From Chungking to Nairobi

Dylan Bushell-Embling
19 Feb 2009
00:00

The credit crunch hasn't dampened trade at the Chungking Mansions in Hong Kong, the source of at least 15% of sub-Sarahan Africa's mobile phones.

A fascinating feature in the Financial Times reveals that the infamous, seedy Chungking Mansions today hosts a thriving handset trade floor, where some 90 vendors sell phones ranging from brand new models to refabbed phones to C-grade fakes to traders from all over the world.

The floor is particularly popular with African traders eager to carve out a slice of the continent's booming handset market.

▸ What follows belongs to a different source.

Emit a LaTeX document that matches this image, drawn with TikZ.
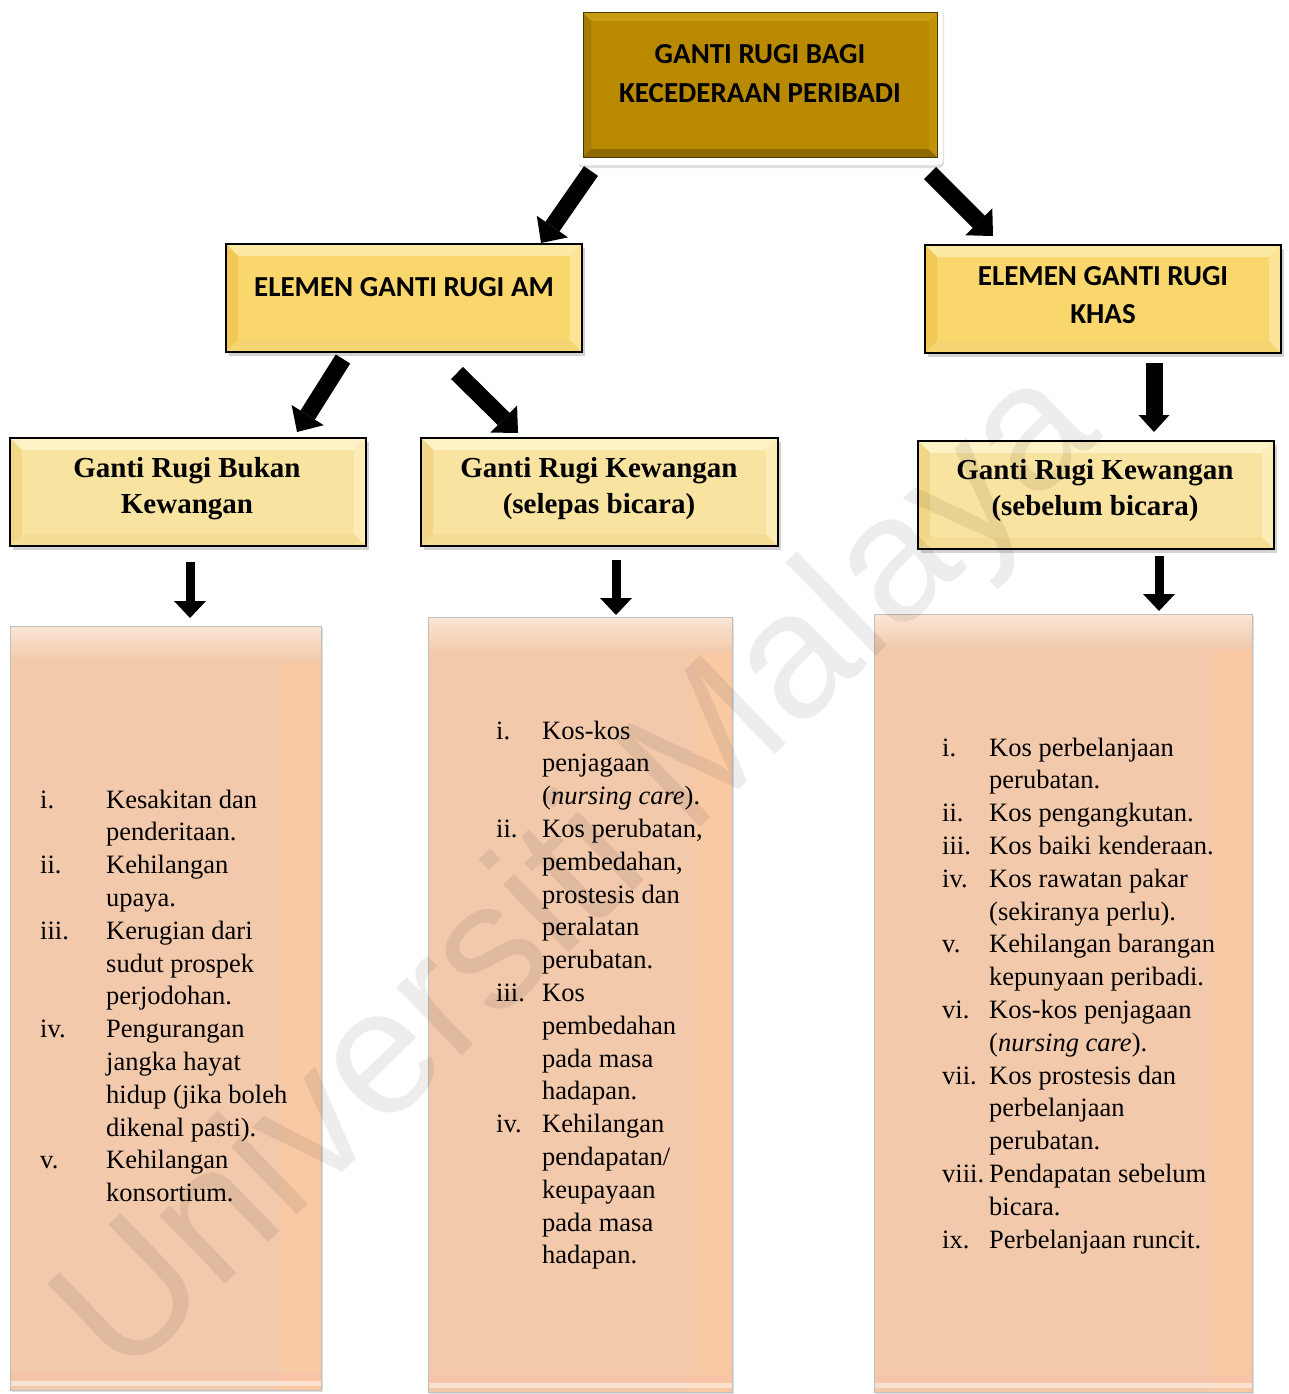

It even has its own academic, Gordon Mathews, professor of anthropology at the Chinese University of Hong Kong, who has made a major study of the Chungking handset trade.

He estimates that some 10 million phones per year are bought there. In Kenya between 70 and 80% of all phones sold were procured at the building. Traders prefer to move the handsets via air travel, filling up their bags and carry-on luggage with as many phones as they can take on the plane.

There are an estimated 60 million mobile phone subscribers in Nigeria alone - a penetration rate of 32.79% - and that number is set to grow by 10 million a year over the next five years. Not bad considering that in 2001, mobile penetration was less than 1%.